Chuck and I are hoping to have a completely finished film by March or early April. We made a conscious decision that we were going to wait until the film was completely finished before showing it to the distribution world, so that will come in the spring.

Happy Holidays to you all, and know this. While you sleep with visions of sugarplums dancing in your heads, Chuck and I are planning a way to kill and dismember Santa.

Mark Thompson
 
 
 
 

Thursday, November 8, 2007

 
As we near completion of this film, I couldn't be happier with the look and style that we have created. We are also starting to see the visual effects from Steele VFX. Jerry and Jo Steele have gone far beyond anythign we can expect. These FX shots will round out the movie and allow us to move forward with completing this film as a whole.

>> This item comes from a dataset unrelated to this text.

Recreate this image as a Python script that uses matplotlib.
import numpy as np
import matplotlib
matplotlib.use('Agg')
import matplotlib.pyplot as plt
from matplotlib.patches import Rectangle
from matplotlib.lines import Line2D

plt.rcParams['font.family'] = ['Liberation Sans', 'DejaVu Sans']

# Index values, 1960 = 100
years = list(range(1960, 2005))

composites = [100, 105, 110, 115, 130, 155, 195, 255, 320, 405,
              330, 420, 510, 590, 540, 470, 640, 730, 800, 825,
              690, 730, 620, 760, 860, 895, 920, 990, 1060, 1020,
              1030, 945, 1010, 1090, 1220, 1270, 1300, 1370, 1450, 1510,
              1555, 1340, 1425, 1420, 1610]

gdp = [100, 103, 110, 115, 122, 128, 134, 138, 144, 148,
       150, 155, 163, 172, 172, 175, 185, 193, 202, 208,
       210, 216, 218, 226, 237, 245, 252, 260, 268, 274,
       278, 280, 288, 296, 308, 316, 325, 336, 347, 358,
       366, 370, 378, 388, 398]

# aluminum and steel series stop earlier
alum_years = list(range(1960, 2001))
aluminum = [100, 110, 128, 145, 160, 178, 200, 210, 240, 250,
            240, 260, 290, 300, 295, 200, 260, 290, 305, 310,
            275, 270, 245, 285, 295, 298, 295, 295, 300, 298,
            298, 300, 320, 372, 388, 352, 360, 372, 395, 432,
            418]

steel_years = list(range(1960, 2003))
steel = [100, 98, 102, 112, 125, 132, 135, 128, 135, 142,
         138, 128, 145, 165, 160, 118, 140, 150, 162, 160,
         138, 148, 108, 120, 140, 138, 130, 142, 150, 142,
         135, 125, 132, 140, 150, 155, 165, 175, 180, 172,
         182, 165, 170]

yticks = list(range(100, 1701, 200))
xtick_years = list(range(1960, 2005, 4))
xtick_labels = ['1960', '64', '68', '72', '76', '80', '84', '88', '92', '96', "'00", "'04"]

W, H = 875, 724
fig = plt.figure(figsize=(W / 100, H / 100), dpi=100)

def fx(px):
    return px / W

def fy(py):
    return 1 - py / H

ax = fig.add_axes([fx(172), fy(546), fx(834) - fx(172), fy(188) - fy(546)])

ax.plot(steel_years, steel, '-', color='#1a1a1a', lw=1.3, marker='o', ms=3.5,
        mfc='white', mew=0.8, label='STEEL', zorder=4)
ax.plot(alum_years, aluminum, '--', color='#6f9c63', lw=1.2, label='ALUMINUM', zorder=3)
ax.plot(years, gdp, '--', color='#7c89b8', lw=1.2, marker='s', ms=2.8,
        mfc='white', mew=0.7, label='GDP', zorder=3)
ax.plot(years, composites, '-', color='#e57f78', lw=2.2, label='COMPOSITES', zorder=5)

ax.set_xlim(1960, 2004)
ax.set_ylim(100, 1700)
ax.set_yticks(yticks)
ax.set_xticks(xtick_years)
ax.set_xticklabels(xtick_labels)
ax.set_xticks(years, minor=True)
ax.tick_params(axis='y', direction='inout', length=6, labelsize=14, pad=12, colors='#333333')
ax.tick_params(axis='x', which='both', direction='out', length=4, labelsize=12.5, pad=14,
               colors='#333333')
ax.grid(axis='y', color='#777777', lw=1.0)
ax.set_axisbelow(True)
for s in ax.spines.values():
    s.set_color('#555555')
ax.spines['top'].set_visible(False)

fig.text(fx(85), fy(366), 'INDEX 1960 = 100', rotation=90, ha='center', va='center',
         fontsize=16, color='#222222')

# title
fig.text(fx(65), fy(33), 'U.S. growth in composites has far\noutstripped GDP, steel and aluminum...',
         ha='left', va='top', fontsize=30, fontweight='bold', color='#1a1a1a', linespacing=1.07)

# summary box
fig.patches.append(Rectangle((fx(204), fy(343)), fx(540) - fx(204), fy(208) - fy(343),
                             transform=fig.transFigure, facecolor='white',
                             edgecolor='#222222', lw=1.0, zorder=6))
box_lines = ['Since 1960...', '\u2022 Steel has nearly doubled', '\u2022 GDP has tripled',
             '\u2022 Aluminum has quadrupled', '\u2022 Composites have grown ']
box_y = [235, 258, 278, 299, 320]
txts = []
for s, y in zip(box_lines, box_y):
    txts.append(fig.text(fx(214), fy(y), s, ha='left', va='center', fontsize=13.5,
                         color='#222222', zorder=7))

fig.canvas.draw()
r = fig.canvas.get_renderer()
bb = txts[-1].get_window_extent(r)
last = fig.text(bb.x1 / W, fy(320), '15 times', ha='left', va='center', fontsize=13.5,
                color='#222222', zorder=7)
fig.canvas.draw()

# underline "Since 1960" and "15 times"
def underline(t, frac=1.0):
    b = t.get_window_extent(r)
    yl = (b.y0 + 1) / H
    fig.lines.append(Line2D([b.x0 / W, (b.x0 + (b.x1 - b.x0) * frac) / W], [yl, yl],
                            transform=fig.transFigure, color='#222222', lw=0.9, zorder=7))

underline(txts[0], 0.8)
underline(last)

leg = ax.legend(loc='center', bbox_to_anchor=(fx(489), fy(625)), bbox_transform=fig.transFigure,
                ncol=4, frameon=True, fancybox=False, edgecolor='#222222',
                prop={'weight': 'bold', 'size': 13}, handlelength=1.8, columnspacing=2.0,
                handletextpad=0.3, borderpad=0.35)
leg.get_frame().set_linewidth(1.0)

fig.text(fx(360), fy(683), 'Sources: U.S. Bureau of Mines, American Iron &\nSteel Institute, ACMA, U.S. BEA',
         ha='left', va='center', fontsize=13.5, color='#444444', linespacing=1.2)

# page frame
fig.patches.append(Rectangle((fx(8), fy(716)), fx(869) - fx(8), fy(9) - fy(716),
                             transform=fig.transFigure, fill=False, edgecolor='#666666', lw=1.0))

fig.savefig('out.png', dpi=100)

The fan base for "Two:Thirteen" continues to grow, and now we have launched the OFFICIAL WEBSITE which carries over the look and style of the movie. Kevin Puotinen, our behind-the-scenes filmmaker, has created 5 webisodes which cover different parts of the production. We thank everyone for their support and will be giving you the best movie we can.

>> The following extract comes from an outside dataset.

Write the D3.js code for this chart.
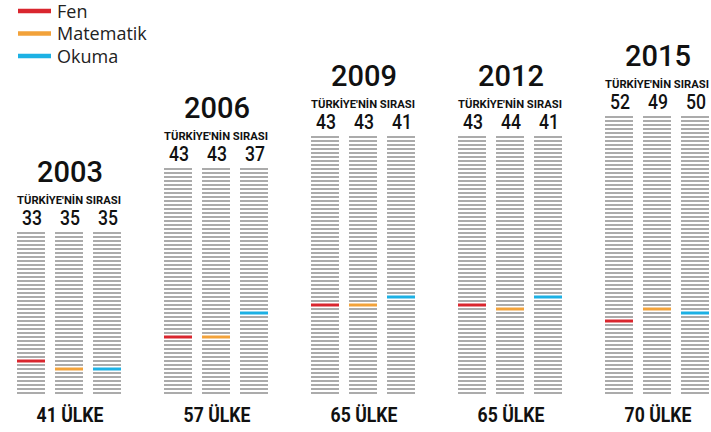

--Charles Adelman, Director
 
 
 
 

Tuesday, September 18, 2007

 
BUSY IN POST

We are busy with the editing of the film, right this second as a matter of fact. It's starting to shape up. We have already shown it to our friends at Revelations Entertainment from which we pulled great notes. We have spent the last few days laying those in and we are preparing for a screening tomorrow with our buddy Brad Silberling, director of 'City of Angels' and 'Limony Snicket.' Brad will be only the third person other than us to see the film. His notes will be critical to helping us bring the film to a version that we want you to see. Just yesterday we received a song from John Waite that will go into the middle of the film. My wife Lynda, who hates these kind of films, watched only the very opening 30 seconds, and I swear to God she almost threw up, to which Chuck replied, "Good." We are very pleased at this point and we are very close to locking the edit and beginning the process of showing it to distributors who we feel will be interested in this sick type of shit. My best to you all and Chuck and I can't wait to sit down with you and show you what we have spent the last two years of our lives doing. We'll talk soon.
-- Mark Thompson
 
 
 
 
 
POST-PRODUCTION CONTINUES

The post-production of "Two:Thirteen" is going great. We are on our 4th revision of the film and should be locked very soon. The private screenings we have had for our industry friends has been extremely encouraging. You never know what caliber of film you have until you start editing, and we feel we have a very strong film that gives this genre’s fans a film they will look forward to.